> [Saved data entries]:
--- BEGIN ---

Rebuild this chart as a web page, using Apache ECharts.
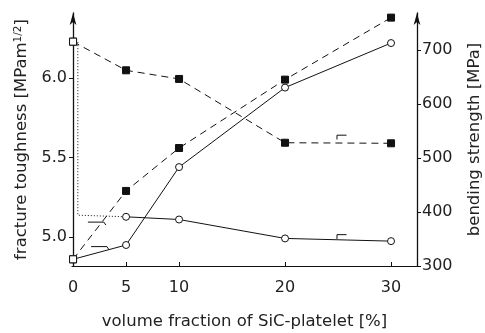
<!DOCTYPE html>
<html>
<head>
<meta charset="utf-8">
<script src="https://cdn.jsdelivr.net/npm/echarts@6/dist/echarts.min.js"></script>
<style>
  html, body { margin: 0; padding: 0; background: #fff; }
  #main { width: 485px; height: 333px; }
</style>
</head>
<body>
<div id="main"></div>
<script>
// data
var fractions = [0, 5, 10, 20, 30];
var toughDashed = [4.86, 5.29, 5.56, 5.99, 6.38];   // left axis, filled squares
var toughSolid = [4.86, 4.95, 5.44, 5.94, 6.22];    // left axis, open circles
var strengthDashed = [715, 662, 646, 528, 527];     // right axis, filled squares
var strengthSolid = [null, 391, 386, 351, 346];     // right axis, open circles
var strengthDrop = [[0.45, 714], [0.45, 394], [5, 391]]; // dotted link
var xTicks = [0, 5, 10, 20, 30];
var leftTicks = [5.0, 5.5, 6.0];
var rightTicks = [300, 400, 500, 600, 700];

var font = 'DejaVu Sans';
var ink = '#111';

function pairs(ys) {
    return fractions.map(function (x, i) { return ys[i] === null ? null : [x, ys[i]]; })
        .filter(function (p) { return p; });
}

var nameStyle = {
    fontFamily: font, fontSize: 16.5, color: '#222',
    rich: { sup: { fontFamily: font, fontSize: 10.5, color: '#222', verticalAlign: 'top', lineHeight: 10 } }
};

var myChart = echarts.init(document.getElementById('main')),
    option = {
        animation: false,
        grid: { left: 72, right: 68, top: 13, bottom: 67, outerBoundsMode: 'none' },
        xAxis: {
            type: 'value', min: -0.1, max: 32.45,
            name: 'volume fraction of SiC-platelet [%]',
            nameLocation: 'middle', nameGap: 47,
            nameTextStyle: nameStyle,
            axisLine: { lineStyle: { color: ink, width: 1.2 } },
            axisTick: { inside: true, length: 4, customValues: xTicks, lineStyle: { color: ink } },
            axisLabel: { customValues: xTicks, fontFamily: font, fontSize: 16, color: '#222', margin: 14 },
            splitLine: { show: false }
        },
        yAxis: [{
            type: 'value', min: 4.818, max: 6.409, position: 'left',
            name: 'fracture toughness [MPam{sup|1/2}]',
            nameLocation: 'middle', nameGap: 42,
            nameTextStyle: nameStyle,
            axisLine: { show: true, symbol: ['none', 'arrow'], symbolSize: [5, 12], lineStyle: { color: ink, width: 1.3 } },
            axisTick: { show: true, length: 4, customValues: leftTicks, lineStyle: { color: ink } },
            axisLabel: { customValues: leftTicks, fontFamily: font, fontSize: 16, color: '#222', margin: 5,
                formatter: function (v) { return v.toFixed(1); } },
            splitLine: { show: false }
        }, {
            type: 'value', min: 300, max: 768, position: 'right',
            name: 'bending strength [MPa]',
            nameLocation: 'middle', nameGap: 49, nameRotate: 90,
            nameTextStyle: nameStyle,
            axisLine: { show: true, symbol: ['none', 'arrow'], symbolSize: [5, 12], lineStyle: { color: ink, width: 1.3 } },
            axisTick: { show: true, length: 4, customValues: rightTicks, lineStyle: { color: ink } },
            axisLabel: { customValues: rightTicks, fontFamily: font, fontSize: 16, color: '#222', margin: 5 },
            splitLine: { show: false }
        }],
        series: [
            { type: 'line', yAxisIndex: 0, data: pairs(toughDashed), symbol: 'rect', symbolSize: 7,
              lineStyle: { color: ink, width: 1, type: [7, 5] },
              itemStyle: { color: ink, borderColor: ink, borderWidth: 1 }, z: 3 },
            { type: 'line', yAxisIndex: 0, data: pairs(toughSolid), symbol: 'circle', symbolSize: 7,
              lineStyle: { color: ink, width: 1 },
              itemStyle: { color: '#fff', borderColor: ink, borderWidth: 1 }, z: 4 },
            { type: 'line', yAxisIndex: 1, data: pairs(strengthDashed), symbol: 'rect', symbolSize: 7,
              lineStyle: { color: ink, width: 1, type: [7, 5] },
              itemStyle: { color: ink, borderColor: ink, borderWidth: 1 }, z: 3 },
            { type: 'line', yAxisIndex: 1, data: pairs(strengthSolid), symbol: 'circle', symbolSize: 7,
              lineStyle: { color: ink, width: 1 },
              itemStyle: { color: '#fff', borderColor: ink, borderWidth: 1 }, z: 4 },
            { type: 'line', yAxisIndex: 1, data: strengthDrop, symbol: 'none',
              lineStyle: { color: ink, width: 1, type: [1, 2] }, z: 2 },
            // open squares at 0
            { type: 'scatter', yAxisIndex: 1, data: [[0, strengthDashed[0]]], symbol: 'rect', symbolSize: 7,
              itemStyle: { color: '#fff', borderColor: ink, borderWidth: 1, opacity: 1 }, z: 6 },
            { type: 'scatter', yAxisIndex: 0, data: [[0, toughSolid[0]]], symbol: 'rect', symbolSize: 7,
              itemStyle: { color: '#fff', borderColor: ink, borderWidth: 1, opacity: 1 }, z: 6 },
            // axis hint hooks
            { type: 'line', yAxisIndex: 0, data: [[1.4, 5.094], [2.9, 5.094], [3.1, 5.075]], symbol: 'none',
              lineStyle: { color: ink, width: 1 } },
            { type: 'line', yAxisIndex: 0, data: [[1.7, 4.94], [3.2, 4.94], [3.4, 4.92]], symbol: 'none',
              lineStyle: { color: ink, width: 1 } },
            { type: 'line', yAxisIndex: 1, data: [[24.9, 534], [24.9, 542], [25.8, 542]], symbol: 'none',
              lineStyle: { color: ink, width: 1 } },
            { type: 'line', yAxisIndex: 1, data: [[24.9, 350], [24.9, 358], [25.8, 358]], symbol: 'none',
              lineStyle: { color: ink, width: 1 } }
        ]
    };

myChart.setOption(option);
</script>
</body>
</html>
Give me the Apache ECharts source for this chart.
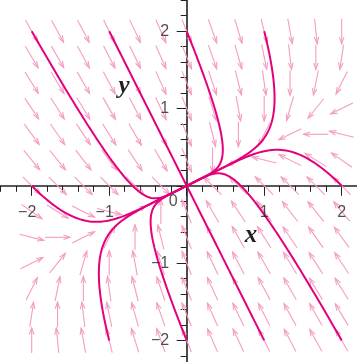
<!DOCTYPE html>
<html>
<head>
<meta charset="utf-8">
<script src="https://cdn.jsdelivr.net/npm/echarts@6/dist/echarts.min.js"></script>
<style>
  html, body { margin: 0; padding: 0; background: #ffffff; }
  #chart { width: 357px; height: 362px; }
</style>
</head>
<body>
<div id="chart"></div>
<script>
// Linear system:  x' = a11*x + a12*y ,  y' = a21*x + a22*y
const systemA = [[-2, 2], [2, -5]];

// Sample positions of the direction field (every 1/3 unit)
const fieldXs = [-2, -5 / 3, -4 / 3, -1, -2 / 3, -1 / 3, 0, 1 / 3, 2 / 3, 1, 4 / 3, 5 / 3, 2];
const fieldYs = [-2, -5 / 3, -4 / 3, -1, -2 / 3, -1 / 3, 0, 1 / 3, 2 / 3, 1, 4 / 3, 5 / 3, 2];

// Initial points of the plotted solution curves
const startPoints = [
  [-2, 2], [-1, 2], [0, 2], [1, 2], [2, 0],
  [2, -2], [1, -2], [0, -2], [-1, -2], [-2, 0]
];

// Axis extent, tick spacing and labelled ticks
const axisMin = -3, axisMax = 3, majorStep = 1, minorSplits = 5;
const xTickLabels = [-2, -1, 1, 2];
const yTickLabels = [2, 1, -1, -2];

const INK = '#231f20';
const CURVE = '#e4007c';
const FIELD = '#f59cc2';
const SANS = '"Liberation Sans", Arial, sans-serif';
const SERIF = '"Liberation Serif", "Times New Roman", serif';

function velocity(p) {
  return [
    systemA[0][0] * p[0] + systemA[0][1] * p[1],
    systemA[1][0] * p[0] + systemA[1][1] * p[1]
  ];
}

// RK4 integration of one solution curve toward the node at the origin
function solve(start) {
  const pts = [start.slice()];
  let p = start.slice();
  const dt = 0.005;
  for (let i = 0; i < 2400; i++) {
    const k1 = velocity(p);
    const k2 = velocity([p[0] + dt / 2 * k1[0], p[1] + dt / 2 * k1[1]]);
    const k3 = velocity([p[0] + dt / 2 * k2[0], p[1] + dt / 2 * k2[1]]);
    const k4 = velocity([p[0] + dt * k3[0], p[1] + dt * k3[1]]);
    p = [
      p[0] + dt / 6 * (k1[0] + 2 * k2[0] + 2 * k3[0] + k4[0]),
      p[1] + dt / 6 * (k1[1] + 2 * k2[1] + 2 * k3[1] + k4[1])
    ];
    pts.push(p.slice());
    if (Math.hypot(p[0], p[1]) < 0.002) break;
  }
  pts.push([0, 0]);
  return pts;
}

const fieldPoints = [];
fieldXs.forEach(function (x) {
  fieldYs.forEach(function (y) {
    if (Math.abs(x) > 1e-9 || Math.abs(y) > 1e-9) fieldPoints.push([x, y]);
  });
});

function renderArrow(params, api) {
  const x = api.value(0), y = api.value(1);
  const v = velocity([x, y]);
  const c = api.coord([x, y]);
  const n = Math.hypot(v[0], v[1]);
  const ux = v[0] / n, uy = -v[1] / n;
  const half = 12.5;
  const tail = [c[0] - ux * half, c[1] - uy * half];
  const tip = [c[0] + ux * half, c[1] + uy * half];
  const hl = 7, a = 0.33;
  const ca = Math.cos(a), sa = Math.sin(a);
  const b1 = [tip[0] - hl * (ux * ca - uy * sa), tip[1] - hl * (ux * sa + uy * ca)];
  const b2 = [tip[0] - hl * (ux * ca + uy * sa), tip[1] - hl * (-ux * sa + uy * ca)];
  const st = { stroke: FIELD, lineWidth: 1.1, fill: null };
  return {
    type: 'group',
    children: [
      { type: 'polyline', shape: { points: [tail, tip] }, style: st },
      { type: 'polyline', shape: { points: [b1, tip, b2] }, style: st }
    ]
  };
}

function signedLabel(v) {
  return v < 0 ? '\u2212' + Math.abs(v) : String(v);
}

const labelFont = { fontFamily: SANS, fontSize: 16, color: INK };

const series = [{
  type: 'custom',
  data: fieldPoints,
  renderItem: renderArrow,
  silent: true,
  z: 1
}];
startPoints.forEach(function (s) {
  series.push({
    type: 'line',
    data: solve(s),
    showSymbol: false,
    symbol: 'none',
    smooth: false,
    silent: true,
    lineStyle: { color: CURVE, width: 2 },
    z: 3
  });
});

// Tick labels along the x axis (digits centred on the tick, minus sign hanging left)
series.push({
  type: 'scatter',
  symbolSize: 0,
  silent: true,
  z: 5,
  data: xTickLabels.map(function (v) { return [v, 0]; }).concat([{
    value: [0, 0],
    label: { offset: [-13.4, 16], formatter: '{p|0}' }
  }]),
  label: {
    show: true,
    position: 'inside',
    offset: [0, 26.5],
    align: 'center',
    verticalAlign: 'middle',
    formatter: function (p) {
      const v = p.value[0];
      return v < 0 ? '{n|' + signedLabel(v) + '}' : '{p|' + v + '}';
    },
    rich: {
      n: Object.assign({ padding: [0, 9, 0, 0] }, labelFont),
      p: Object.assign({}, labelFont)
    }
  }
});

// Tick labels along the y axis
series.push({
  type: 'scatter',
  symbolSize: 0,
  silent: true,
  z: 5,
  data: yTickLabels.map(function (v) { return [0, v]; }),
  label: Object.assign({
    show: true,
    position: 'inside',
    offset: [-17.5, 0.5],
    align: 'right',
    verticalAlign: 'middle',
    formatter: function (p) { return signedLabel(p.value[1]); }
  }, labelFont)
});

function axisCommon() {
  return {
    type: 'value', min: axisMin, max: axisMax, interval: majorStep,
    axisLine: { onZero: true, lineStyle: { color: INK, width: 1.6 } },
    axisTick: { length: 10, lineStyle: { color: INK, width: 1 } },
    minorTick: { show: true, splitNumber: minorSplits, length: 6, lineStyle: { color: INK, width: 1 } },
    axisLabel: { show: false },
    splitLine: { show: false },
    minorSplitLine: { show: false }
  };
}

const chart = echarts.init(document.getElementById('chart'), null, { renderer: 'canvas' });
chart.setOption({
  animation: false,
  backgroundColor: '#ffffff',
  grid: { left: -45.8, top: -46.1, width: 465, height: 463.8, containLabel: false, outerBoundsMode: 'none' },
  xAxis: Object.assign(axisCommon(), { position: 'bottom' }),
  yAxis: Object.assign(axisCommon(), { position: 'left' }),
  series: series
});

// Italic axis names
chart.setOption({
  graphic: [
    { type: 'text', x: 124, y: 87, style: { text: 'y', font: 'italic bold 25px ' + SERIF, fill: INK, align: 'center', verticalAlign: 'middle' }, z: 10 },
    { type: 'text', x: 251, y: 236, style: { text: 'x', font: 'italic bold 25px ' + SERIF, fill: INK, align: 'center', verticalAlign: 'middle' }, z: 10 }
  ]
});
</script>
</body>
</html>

--- END ---

> [EXERCISE DESCRIPTION]:
Read through the data and copy every line where "Apache" shows up.

> [TASK SOLUTION]:
Rebuild this chart as a web page, using Apache ECharts.
Give me the Apache ECharts source for this chart.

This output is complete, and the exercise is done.